RECORDED DATA »
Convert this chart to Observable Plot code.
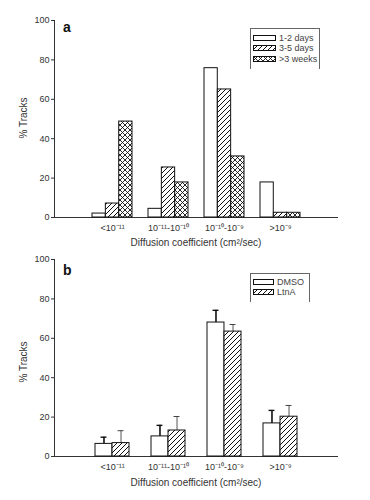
<!DOCTYPE html>
<html>
<head>
<meta charset="utf-8">
<script src="https://cdn.jsdelivr.net/npm/d3@7"></script>
<script src="https://cdn.jsdelivr.net/npm/@observablehq/plot@0.6"></script>
<style>
  body { margin: 0; background: #fff; }
  #root { position: relative; width: 370px; height: 500px; font-family: "Liberation Sans", Arial, sans-serif; color: #333; }
  .panel { position: relative; width: 370px; height: 250px; }
  .panel svg { position: absolute; left: 0; top: 0; }
  .abs { position: absolute; white-space: nowrap; }
  .plabel { font-weight: bold; font-size: 14px; color: #111; }
  .ytitle { font-size: 10px; transform: translate(-50%, -50%) rotate(-90deg); }
  .xtitle { font-size: 10px; transform: translate(-50%, -50%); }
  .legend { border: 1px solid #666; border-bottom: none; box-sizing: border-box; }
  .litem { position: absolute; display: flex; align-items: center; font-size: 9px; color: #444; }
  .litem svg { position: static; margin-right: 3px; }
</style>
</head>
<body>
<div id="root">
  <div class="panel" id="pa"></div>
  <div class="panel" id="pb"></div>
</div>
<script>
// ---- data ----
const categories = ["<1e-11", "1e-11-1e-10", "1e-10-1e-9", ">1e-9"];
const tickLabels = ["<10⁻¹¹", "10⁻¹¹-10⁻¹⁰", "10⁻¹⁰-10⁻⁹", ">10⁻⁹"];

const seriesA = ["1-2 days", "3-5 days", ">3 weeks"];
const a_1to2days = [2.0, 4.4, 75.8, 17.8];
const a_3to5days = [7.1, 25.4, 65.0, 2.4];
const a_3weeks = [48.7, 17.8, 31.0, 2.4];

const seriesB = ["DMSO", "LtnA"];
const b_dmso = [6.4, 10.2, 68.0, 16.8];
const b_dmsoErr = [3.4, 5.6, 6.2, 6.6];
const b_ltna = [6.8, 13.2, 63.4, 20.2];
const b_ltnaErr = [6.3, 7.1, 3.6, 5.7];

const yTicks = [0, 20, 40, 60, 80, 100];
const xTitle = "Diffusion coefficient (cm²/sec)";
const yTitle = "% Tracks";

// ---- helpers ----
function addPatterns(svg, prefix) {
  const defs = d3.select(svg).insert("defs", ":first-child");
  const d = defs.append("pattern").attr("id", prefix + "diag").attr("patternUnits", "userSpaceOnUse")
    .attr("width", 5).attr("height", 5);
  d.append("rect").attr("width", 5).attr("height", 5).attr("fill", "white");
  d.append("path").attr("d", "M0,5L5,0M-1,1L1,-1M4,6L6,4").attr("stroke", "#111").attr("stroke-width", 1);
  const s = 5;
  const c = defs.append("pattern").attr("id", prefix + "cross").attr("patternUnits", "userSpaceOnUse")
    .attr("width", s).attr("height", s);
  c.append("rect").attr("width", s).attr("height", s).attr("fill", "white");
  c.append("path").attr("d", `M0,${s}L${s},0M-1,1L1,-1M${s-1},${s+1}L${s+1},${s-1}M0,0L${s},${s}M-1,${s-1}L1,${s+1}M${s-1},-1L${s+1},1`)
    .attr("stroke", "#111").attr("stroke-width", 0.9);
}
function swatch(fill, prefix, w, h) {
  const s = d3.create("svg").attr("width", w + 1).attr("height", h + 1);
  addPatterns(s.node(), prefix);
  s.append("rect").attr("x", 0.5).attr("y", 0.5).attr("width", w).attr("height", h)
    .attr("fill", fill === "white" ? "white" : `url(#${prefix}${fill})`).attr("stroke", "#111");
  return s.node();
}
const fmt = d => tickLabels[categories.indexOf(d)];

const W = 370, H = 250, ML = 54, MR = 33;
const commonStyle = { fontFamily: "'Liberation Sans', Arial, sans-serif", fontSize: "9px", color: "#333", background: "white", overflow: "visible" };

// ---- panel a ----
{
  const pi = 0.292, po = 0.646;
  const step = (W - ML - MR) / (categories.length - pi + 2 * po);
  const bw = step * (1 - pi);
  const sub = bw / 3;
  const rows = categories.map((c, i) => ({ c, v1: a_1to2days[i], v2: a_3to5days[i], v3: a_3weeks[i] }));
  const plot = Plot.plot({
    width: W, height: H, marginLeft: ML, marginRight: MR, marginTop: 20, marginBottom: 33,
    style: commonStyle,
    x: { domain: categories, paddingInner: pi, paddingOuter: po, label: null, tickSize: 0, tickPadding: 7, tickFormat: fmt, line: true },
    y: { domain: [0, 100], ticks: yTicks, label: null, tickSize: 3, tickPadding: 2, line: true },
    marks: [
      Plot.barY(rows, { x: "c", y: "v1", fill: "white", stroke: "#111", strokeWidth: 1, insetLeft: 0, insetRight: 2 * sub }),
      Plot.barY(rows, { x: "c", y: "v2", fill: "url(#adiag)", stroke: "#111", strokeWidth: 1, insetLeft: sub, insetRight: sub }),
      Plot.barY(rows, { x: "c", y: "v3", fill: "url(#across)", stroke: "#111", strokeWidth: 1, insetLeft: 2 * sub, insetRight: 0 })
    ]
  });
  addPatterns(plot, "a");
  const p = document.getElementById("pa");
  p.appendChild(plot);
  p.insertAdjacentHTML("beforeend",
    `<div class="abs plabel" style="left:63px;top:19px">a</div>
     <div class="abs ytitle" style="left:23px;top:118px">${yTitle}</div>
     <div class="abs xtitle" style="left:196px;top:242px">${xTitle}</div>
     <div class="abs legend" style="left:250px;top:28px;width:70px;height:41px"></div>`);
  const fills = ["white", "diag", "cross"];
  seriesA.forEach((s, i) => {
    const it = document.createElement("div");
    it.className = "litem";
    it.style.left = "253px";
    it.style.top = (33 + i * 10.4) + "px";
    it.appendChild(swatch(fills[i], "la" + i, 22, 5));
    it.appendChild(document.createTextNode(s));
    p.appendChild(it);
  });
}

// ---- panel b ----
{
  const pi = 0.398, po = 0.699;
  const step = (W - ML - MR) / (categories.length - pi + 2 * po);
  const bw = step * (1 - pi);
  const sub = bw / 2;
  const cap = 3;
  const rows = categories.map((c, i) => ({
    c, d: b_dmso[i], de: b_dmso[i] + b_dmsoErr[i], l: b_ltna[i], le: b_ltna[i] + b_ltnaErr[i]
  }));
  const plot = Plot.plot({
    width: W, height: H, marginLeft: ML, marginRight: MR, marginTop: 9, marginBottom: 44,
    style: commonStyle,
    x: { domain: categories, paddingInner: pi, paddingOuter: po, label: null, tickSize: 0, tickPadding: 7, tickFormat: fmt, line: true },
    y: { domain: [0, 100], ticks: yTicks, label: null, tickSize: 3, tickPadding: 2, line: true },
    marks: [
      Plot.ruleX(rows, { x: "c", y1: "d", y2: "de", dx: -sub / 2, stroke: "#111", strokeWidth: 1.6 }),
      Plot.tickY(rows, { x: "c", y: "de", dx: -sub / 2, insetLeft: bw / 2 - cap, insetRight: bw / 2 - cap, stroke: "#111", strokeWidth: 1.4 }),
      Plot.ruleX(rows, { x: "c", y1: "l", y2: "le", dx: sub / 2, stroke: "#555", strokeWidth: 1 }),
      Plot.tickY(rows, { x: "c", y: "le", dx: sub / 2, insetLeft: bw / 2 - cap, insetRight: bw / 2 - cap, stroke: "#444", strokeWidth: 1 }),
      Plot.barY(rows, { x: "c", y: "d", fill: "white", stroke: "#111", strokeWidth: 1, insetLeft: 0, insetRight: sub }),
      Plot.barY(rows, { x: "c", y: "l", fill: "url(#bdiag)", stroke: "#111", strokeWidth: 1, insetLeft: sub, insetRight: 0 })
    ]
  });
  addPatterns(plot, "b");
  const p = document.getElementById("pb");
  p.appendChild(plot);
  p.insertAdjacentHTML("beforeend",
    `<div class="abs plabel" style="left:63px;top:12px">b</div>
     <div class="abs ytitle" style="left:23px;top:112px">${yTitle}</div>
     <div class="abs xtitle" style="left:196px;top:232px">${xTitle}</div>
     <div class="abs legend" style="left:250px;top:23px;width:60px;height:29px"></div>`);
  const fills = ["white", "diag"];
  seriesB.forEach((s, i) => {
    const it = document.createElement("div");
    it.className = "litem";
    it.style.left = "253px";
    it.style.top = (27 + i * 9.5) + "px";
    it.appendChild(swatch(fills[i], "lb" + i, 20, 5));
    it.appendChild(document.createTextNode(s));
    p.appendChild(it);
  });
}
</script>
</body>
</html>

TASK TO CARRY OUT » Output exactly the span of lines from the top of the listing through the line holding "const b_ltnaErr = [6.3, 7.1, 3.6, 5.7];", and leave every picture out.

FINISHED TASK »
Convert this chart to Observable Plot code.
<!DOCTYPE html>
<html>
<head>
<meta charset="utf-8">
<script src="https://cdn.jsdelivr.net/npm/d3@7"></script>
<script src="https://cdn.jsdelivr.net/npm/@observablehq/plot@0.6"></script>
<style>
  body { margin: 0; background: #fff; }
  #root { position: relative; width: 370px; height: 500px; font-family: "Liberation Sans", Arial, sans-serif; color: #333; }
  .panel { position: relative; width: 370px; height: 250px; }
  .panel svg { position: absolute; left: 0; top: 0; }
  .abs { position: absolute; white-space: nowrap; }
  .plabel { font-weight: bold; font-size: 14px; color: #111; }
  .ytitle { font-size: 10px; transform: translate(-50%, -50%) rotate(-90deg); }
  .xtitle { font-size: 10px; transform: translate(-50%, -50%); }
  .legend { border: 1px solid #666; border-bottom: none; box-sizing: border-box; }
  .litem { position: absolute; display: flex; align-items: center; font-size: 9px; color: #444; }
  .litem svg { position: static; margin-right: 3px; }
</style>
</head>
<body>
<div id="root">
  <div class="panel" id="pa"></div>
  <div class="panel" id="pb"></div>
</div>
<script>
// ---- data ----
const categories = ["<1e-11", "1e-11-1e-10", "1e-10-1e-9", ">1e-9"];
const tickLabels = ["<10⁻¹¹", "10⁻¹¹-10⁻¹⁰", "10⁻¹⁰-10⁻⁹", ">10⁻⁹"];

const seriesA = ["1-2 days", "3-5 days", ">3 weeks"];
const a_1to2days = [2.0, 4.4, 75.8, 17.8];
const a_3to5days = [7.1, 25.4, 65.0, 2.4];
const a_3weeks = [48.7, 17.8, 31.0, 2.4];

const seriesB = ["DMSO", "LtnA"];
const b_dmso = [6.4, 10.2, 68.0, 16.8];
const b_dmsoErr = [3.4, 5.6, 6.2, 6.6];
const b_ltna = [6.8, 13.2, 63.4, 20.2];
const b_ltnaErr = [6.3, 7.1, 3.6, 5.7];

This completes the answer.